I've had a long standing frustration about the GFAF Wellness Event that runs regional conventions. When I first attended, I thought, "Great, these are curated businesses that cater to my needs." Not so. These vendors are businesses that say they cater to my needs, but might not. And the event isn't safe for Celiacs or people with Wheat Allergy.
So where are we? We're back to claims being made that we as consumers with an illness have to carefully evaluate. I was hoping for an event that would make me feel safe and feel that there is an abundance of options. Instead, I felt like I was participating in a marketing experiment.. "Will the gluten free customers buy your claims?"
So let me clearly answer that question. No. Not unless your food or product is Celiac safe, and if you claim Wheat Free, it had better be allergen safe.

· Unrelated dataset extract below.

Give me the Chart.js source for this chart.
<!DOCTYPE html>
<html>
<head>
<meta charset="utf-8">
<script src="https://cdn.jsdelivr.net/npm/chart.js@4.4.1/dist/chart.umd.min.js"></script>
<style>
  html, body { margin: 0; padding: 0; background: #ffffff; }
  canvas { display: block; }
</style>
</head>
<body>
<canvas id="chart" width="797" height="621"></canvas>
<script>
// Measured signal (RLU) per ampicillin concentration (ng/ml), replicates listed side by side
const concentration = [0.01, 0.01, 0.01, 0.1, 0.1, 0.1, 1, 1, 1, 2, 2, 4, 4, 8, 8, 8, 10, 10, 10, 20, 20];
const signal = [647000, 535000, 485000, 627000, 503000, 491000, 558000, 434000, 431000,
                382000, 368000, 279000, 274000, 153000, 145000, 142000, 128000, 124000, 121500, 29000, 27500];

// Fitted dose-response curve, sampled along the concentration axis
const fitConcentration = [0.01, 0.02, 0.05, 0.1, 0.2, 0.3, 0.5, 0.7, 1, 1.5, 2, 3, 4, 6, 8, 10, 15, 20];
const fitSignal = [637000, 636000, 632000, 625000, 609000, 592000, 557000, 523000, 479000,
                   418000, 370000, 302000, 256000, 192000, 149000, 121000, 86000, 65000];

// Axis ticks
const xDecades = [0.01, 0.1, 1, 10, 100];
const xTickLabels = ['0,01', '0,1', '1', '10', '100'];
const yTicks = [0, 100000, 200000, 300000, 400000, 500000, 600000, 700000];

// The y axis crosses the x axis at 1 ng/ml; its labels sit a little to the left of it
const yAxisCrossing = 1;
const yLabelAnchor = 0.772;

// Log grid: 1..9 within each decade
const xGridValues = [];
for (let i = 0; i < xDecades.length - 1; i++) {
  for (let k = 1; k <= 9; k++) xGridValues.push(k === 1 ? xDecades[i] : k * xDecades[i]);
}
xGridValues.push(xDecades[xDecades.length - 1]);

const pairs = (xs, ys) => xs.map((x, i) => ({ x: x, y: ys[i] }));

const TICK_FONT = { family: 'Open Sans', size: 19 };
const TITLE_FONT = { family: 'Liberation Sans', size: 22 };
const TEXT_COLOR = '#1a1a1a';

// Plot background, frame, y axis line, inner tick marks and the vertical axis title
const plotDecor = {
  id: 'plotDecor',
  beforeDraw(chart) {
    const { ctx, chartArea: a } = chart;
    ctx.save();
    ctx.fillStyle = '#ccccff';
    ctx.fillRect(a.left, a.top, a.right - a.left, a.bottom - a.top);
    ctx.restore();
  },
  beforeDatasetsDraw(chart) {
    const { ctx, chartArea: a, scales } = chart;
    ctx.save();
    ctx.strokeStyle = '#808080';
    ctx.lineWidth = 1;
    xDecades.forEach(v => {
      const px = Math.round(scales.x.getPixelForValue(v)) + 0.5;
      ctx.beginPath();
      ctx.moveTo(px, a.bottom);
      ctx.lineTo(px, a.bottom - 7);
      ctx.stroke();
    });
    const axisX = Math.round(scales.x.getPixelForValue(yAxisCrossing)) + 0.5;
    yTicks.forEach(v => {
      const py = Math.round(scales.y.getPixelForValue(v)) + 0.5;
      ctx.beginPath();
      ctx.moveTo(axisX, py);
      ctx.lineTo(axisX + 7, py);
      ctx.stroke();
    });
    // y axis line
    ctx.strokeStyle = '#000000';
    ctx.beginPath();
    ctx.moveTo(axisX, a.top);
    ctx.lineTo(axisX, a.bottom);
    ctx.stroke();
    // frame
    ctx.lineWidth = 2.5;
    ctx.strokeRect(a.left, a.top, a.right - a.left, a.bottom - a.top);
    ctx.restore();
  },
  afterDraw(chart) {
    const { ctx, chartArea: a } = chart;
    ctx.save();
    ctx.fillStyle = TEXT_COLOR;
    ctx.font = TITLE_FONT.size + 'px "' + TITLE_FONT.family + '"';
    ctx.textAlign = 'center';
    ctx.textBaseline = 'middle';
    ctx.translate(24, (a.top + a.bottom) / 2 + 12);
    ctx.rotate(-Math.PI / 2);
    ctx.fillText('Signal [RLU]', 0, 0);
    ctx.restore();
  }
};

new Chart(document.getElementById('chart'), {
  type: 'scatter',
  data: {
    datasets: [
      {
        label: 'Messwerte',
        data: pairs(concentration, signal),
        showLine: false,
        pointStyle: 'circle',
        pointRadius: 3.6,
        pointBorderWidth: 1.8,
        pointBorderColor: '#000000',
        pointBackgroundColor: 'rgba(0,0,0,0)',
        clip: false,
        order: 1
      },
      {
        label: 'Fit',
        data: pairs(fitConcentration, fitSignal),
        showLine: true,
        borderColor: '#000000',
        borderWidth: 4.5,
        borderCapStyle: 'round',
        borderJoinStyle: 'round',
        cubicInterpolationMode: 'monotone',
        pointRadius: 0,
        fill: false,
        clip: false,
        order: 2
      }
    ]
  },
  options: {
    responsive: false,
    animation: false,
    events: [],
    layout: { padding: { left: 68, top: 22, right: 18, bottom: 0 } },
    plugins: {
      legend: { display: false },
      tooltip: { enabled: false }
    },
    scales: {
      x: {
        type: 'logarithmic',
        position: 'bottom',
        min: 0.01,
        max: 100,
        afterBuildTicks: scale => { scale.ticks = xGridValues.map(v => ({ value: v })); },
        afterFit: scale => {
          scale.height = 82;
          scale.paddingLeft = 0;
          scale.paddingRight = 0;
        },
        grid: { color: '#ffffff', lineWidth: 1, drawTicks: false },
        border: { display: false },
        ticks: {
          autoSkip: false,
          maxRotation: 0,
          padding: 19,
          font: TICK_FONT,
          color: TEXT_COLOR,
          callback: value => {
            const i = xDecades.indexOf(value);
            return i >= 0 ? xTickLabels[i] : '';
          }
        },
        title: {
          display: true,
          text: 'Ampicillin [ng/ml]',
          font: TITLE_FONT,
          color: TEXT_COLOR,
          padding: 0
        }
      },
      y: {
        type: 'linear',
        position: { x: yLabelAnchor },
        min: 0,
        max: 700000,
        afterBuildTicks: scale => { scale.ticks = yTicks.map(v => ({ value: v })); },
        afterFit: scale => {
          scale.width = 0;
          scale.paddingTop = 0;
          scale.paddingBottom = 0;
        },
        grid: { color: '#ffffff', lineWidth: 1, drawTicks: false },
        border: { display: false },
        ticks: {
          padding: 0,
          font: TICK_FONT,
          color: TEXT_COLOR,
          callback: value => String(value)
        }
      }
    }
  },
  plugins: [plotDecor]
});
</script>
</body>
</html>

I'm sure it's difficult to find local Celiac Safe vendors to participate in any GFAF Event. But when I went to the Charlotte event I saw the tip of an iceberg which finally crystallized when the event came to my location:
" ... I was glutened in Charlotte by a different vendor. And I was told that it couldn't have been that vendor, despite the vendor acknowledging that they aren't celiac safe. I no longer trust this event, after this posting. Neomonde says this on their website: (*Although the following menu items are made without gluten ingredients, because our food is prepared around ingredients that DO contain gluten we cannot state that our food is strictly gluten-free) To me that says not celiac safe. I'm not picking on this vendor. There are plenty of others who think that wheat free means gluten free (that's false, for a start). But I think this event is losing its relevance to the Celiac community. Now that it's over I hope future events will bring a more strict Celiac focus."

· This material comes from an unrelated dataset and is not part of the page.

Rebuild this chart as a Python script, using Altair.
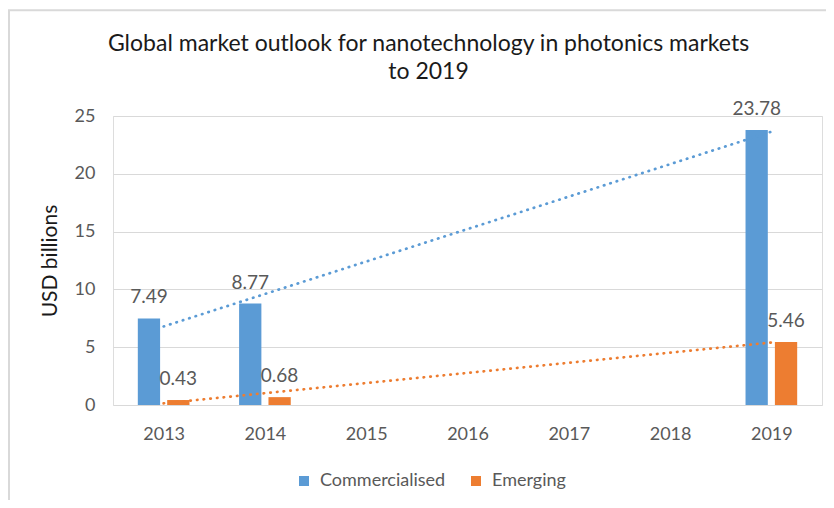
import altair as alt
import pandas as pd

years = [2013, 2014, 2015, 2016, 2017, 2018, 2019]
commercialised = [7.49, 8.77, None, None, None, None, 23.78]
emerging = [0.43, 0.68, None, None, None, None, 5.46]
series_names = ["Commercialised", "Emerging"]
colors = ["#5B9BD5", "#ED7D31"]
y_ticks = [0, 5, 10, 15, 20, 25]
title_lines = ["Global market outlook for nanotechnology in photonics markets", "to 2019"]
y_title = "USD billions"

rows = []
for i, yr in enumerate(years):
    for s, vals in zip(series_names, [commercialised, emerging]):
        v = vals[i]
        if v is not None:
            rows.append({"idx": i + 1, "year": yr, "series": s, "value": v, "label": f"{v:.2f}"})
df = pd.DataFrame(rows)

FONT = "Lato"
GREY = "#595959"

label_expr = "[" + ",".join(f"'{y}'" for y in years) + "][datum.value - 1]"
xscale = alt.Scale(domain=[0.5, len(years) + 0.5], nice=False, zero=False)
yscale = alt.Scale(domain=[0, 25], nice=False)
x_axis = alt.Axis(values=list(range(1, len(years) + 1)), labelExpr=label_expr, grid=False,
                  ticks=False, tickSize=0, domain=False, labelPadding=20, labelFontSize=18,
                  labelColor=GREY, labelFont=FONT, title=None)
y_axis = alt.Axis(values=y_ticks, grid=True, gridColor="#d9d9d9", gridWidth=1, ticks=False,
                  tickSize=0, domain=False, labelPadding=18, labelFontSize=18, labelColor=GREY,
                  labelFont=FONT, title=y_title, titleFontSize=21, titleFont=FONT,
                  titleColor="#1a1a1a", titleFontWeight="normal", titleX=-63, titleY=144.5,
                  titleAngle=-90, titleAlign="center", titleBaseline="middle")

offset_expr = "datum.idx + (datum.series == 'Commercialised' ? -0.255 : 0.035)"
base = alt.Chart(df)

bars = base.transform_calculate(
    x0=offset_expr, x1="datum.x0 + 0.22"
).mark_bar().encode(
    x=alt.X("x0:Q", scale=xscale, axis=x_axis, title=None),
    x2="x1:Q",
    y=alt.Y("value:Q", scale=yscale, axis=y_axis),
    y2=alt.datum(0),
    color=alt.Color("series:N", scale=alt.Scale(domain=series_names, range=colors),
                    legend=alt.Legend(title=None, orient="none", legendX=182, legendY=356,
                                      direction="horizontal", symbolType="square",
                                      symbolSize=100, symbolStrokeWidth=0, labelFontSize=18,
                                      labelColor=GREY, labelFont=FONT, columnPadding=21,
                                      labelOffset=7, padding=0)),
)

trend = base.transform_regression(
    "idx", "value", groupby=["series"], method="linear"
).mark_line(strokeDash=[0.5, 6.2], strokeCap="round", strokeWidth=2.7).encode(
    x=alt.X("idx:Q", scale=xscale, axis=x_axis, title=None),
    y=alt.Y("value:Q", scale=yscale, axis=y_axis),
    stroke=alt.Stroke("series:N", scale=alt.Scale(domain=series_names, range=colors), legend=None),
    detail="series:N",
)

labels = base.transform_calculate(
    xm=offset_expr + " + 0.11"
).mark_text(dy=-21, baseline="middle", align="center", fontSize=19, color=GREY, font=FONT).encode(
    x=alt.X("xm:Q", scale=xscale, axis=x_axis, title=None),
    y=alt.Y("value:Q", scale=yscale, axis=y_axis),
    text="label:N",
)

border_data = alt.Data(values=[{}])
left_border = alt.Chart(border_data).mark_rule(color="#d9d9d9", strokeWidth=2).encode(
    x=alt.value(-104), y=alt.value(-106), y2=alt.value(384))
top_border = alt.Chart(border_data).mark_rule(color="#d9d9d9", strokeWidth=2).encode(
    y=alt.value(-105.8), x=alt.value(-105), x2=alt.value(713))

chart = alt.layer(left_border, top_border, bars, trend, labels).properties(
    width=709, height=289,
    autosize=alt.AutoSizeParams(type="none"),
    padding={"left": 105, "top": 108, "right": 4, "bottom": 95},
    title=alt.TitleParams(text=title_lines, fontSize=23, font=FONT, fontWeight="normal",
                          color="#1a1a1a", anchor="middle", frame="group", dx=-39,
                          offset=-75, lineHeight=28),
).configure_view(stroke=None).configure(font=FONT)

chart.save("out.html", embed_options={"renderer": "svg", "actions": False})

I think it's great when local vendors offer gluten free opportunities to our community. But a clear signal must be given if the food is not safe for people with a disease. Neomonde is trying to do the right thing, they clearly labeled their food as not celiac safe, and used the term "wheat free" which should be a signal to those with Celiac.
However, wheat free also means something else for those with wheat allergy, it means allergy labeling laws. So even saying "wheat free" isn't enough. It can't have "a little gluten" and be safe for Celiacs or people with wheat allergies. This is a Gluten Free and Allergen Free event. This vendor is neither of these. This is not the only example of a vendor that I don't consider to be good enough for an event like this (yet... see below for how such vendors can improve).

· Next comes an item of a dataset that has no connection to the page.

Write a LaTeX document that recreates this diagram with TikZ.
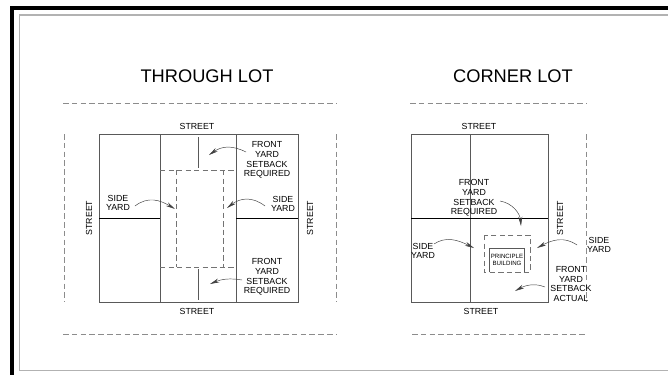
\documentclass[tikz,border=0pt]{standalone}
\usepackage{fontspec}
\setmainfont{Liberation Sans}
\usetikzlibrary{arrows.meta}
\tikzset{
  lotline/.style={black!65, line width=0.6pt},
  yardline/.style={black, line width=0.6pt},
  cutline/.style={black!55, line width=0.6pt, dash pattern=on 4pt off 2.4pt},
  roadline/.style={black!45, line width=0.6pt, dash pattern=on 4.2pt off 2.4pt},
  arr/.style={-{Stealth[length=7pt,width=3pt]}, black!75, line width=0.35pt},
  head/.style={font=\fontsize{13.7}{15}\selectfont, text=black, inner sep=0pt},
  tag/.style={font=\fontsize{6.6}{7.2}\selectfont, align=center, text=black, inner sep=0pt},
  tiny/.style={font=\fontsize{4.6}{5}\selectfont, align=center, text=black, inner sep=0pt},
}
\begin{document}
\begin{tikzpicture}[x=0.75pt, y=-0.75pt]
\useasboundingbox (0,0) rectangle (668,375);
% frame
\draw[black, line width=2.4pt] (668,8) -- (12,8) -- (12,375);
\draw[black!30, line width=1.3pt] (668,15) -- (19.5,15) -- (19.5,370.5) -- (668,370.5);

% through lot
\node[head] (title1) at (207,76) {THROUGH LOT};
\draw[roadline] (63,103) -- (336,103);
\draw[roadline] (63,334) -- (336,334);
\draw[roadline] (64,134) -- (64,302);
\draw[roadline] (336,134) -- (336,302);
\draw[lotline] (99,134) rectangle (298,302);
\draw[lotline] (160,134) -- (160,302);
\draw[lotline] (236,134) -- (236,302);
\draw[yardline] (99,218) -- (160,218);
\draw[yardline] (236,218) -- (298,218);
\draw[cutline] (160,170) -- (236,170);
\draw[cutline] (160,267) -- (236,267);
\draw[cutline] (176,170) -- (176,267);
\draw[cutline] (223,170) -- (223,267);
\draw[lotline] (198,137) -- (198,168);
\draw[lotline] (198,269) -- (198,300);
\node[tag] (st1) at (197,126) {STREET};
\node[tag] (sb1) at (197,311) {STREET};
\node[tag, rotate=90] (sl1) at (89,218) {STREET};
\node[tag, rotate=90] (sr1) at (310,218) {STREET};
\node[tag] (front1) at (267,160) {FRONT\\YARD\\SETBACK\\REQUIRED};
\node[tag] (front2) at (267,277) {FRONT\\YARD\\SETBACK\\REQUIRED};
\node[tag] (side1) at (118,203) {SIDE\\YARD};
\node[tag] (side2) at (283,204) {SIDE\\YARD};
\draw[arr] (246,152) .. controls (232,145) and (222,146) .. (209,155);
\draw[arr] (135,206) .. controls (148,196) and (160,200) .. (175,209);
\draw[arr] (265,206) .. controls (252,196) and (240,198) .. (227,208);
\draw[arr] (242,280) .. controls (230,278) and (222,279) .. (210,284);

% corner lot
\node[head] (title2) at (513,76) {CORNER LOT};
\draw[roadline] (410,103) -- (587,103);
\draw[roadline] (412,334) -- (587,334);
\draw[roadline] (586,134) -- (586,302);
\draw[lotline] (411,134) rectangle (548,302);
\draw[lotline] (470,134) -- (470,302);
\draw[yardline] (411,218) -- (548,218);
\draw[cutline] (484,235) rectangle (530,272);
\draw[lotline] (489,272) -- (489,248) -- (524,248) -- (524,272);
\node[tiny] (build) at (507,260) {PRINCIPLE\\BUILDING};
\node[tag] (st2) at (479,126) {STREET};
\node[tag] (sb2) at (481,311) {STREET};
\node[tag, rotate=90] (sr2) at (560,218) {STREET};
\node[tag] (front3) at (474,198) {FRONT\\YARD\\SETBACK\\REQUIRED};
\node[tag] (front4) at (571,284) {FRONT\\YARD\\SETBACK\\ACTUAL};
\node[tag] (side3) at (423,251) {SIDE\\YARD};
\node[tag] (side4) at (599,245) {SIDE\\YARD};
\draw[arr] (500,201) .. controls (512,203) and (520,213) .. (521,226);
\draw[arr] (434,244) .. controls (446,236) and (458,240) .. (474,248);
\draw[arr] (577,245) .. controls (564,236) and (552,240) .. (537,248);
\draw[arr] (545,287) .. controls (535,283) and (526,285) .. (515,291);
\end{tikzpicture}
\end{document}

The problem is in the selection of vendors, not in the choices local businesses make. Local businesses will respond to our needs. But when the largest local event gives the signal that it's okay to blur the Gluten Free and Allergen Free definitions, how will businesses justify the expense and effort required to be helpful to us? This is a medical diet, not an opportunity for an upsell.They don't publish the vendor list so I can't be sure if any of the gluten free meal prep businesses were there or not. It's possible the fees were too high for some of them. I didn't see them mentioned in the run up to the event, and some of them run small catering companies from their homes. You can find them on my Resources page, under catering.
Business owners who are reading this, I really appreciate your efforts, but it has to be a product that actually is safe if you're offering medically required food for people who need it. For many ill people, this is not a choice. You might reach out to the a Restaurant association and ask them for advice, and also note that a food service certification does exist for gluten free food service. There is training for Allergen Safety as well. I invite you to take part in the training that already exists to support you. I look forward to being your customer someday, Neomonde and every other vendor who walks this fine line.
Update: 9/5/2018 -- Despite assurances, the event coordinator has not yet posted a vendor list in the event website: http://gfafwellnessevent.com/ (Raleigh might have different vendors than Charlotte, for example), the only thing available is a sponsor list and a speaker list, but a program with each vendor is not published before the event. That's why I was using facebbook to track who would be there and using it to decide whether it was a safe event for me.